Further information on this facility can be obtained from Centrelink or by searching on their website, www.centrelink.gov.au.
Shared Equity Schemes
These options are often only available for properties in certain locations. These options are also known as ‘Home Reversion Schemes’ and ‘Shared Appreciation Mortgages’.
Home Reversion Schemes allow the provider to buy a percentage of or the whole home at a discounted price. In return the borrower receives a lump sum or monthly income and life tenancy. For example -
Katie and Matt need $30,000. The financial provider offered to give them the money in exchange for 25% of the future value of their home when it is sold. The house is currently valued at $200,000 and it is calculated the future value in 15 years will be $500,000. Katie and Matt are selling 25% of the future value of their home for 15% of its present value. If the property is sold in 15 years for $500,000 the provider will receive $125,000. If the property sold for $350,000 the provider would receive $87,500. If it sold for $800,000 the provider would receive $200,000. Rebates may be available and understanding how they apply is vital.
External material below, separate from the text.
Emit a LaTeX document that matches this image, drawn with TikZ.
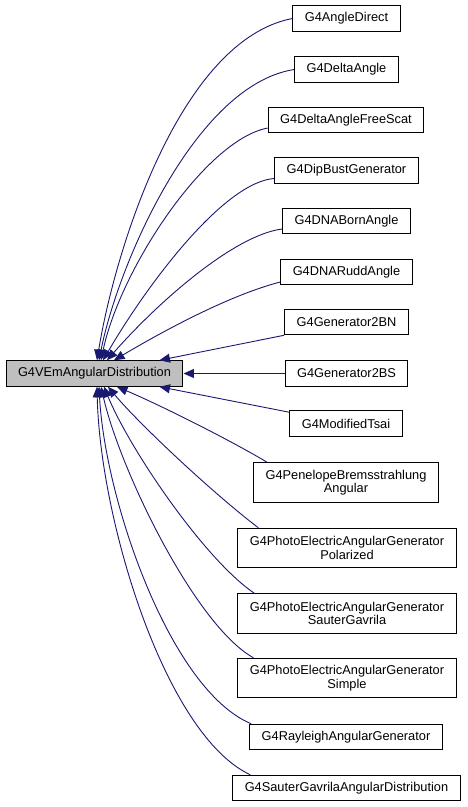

Shared Appreciation Mortgages entitles the provider to a larger proportion of the home’s future growth in return for lower or no interest rates. The amount receivedis an actuarially calculated percentage of the expected proceeds of the sale. Where the property sells for a higher price than estimated the extra is split between the provider and the owner/s or estate. These tend to be used in conjunction with a ‘forward’ mortgage where repayments are required during the loan term.
Downsizing can free up equity while maintaining full home ownership. This is simply selling your existing home and purchasing a property of lesser value. Any surplus funds are then available for use. It would be advisable to check the costs involved such as stamp duty.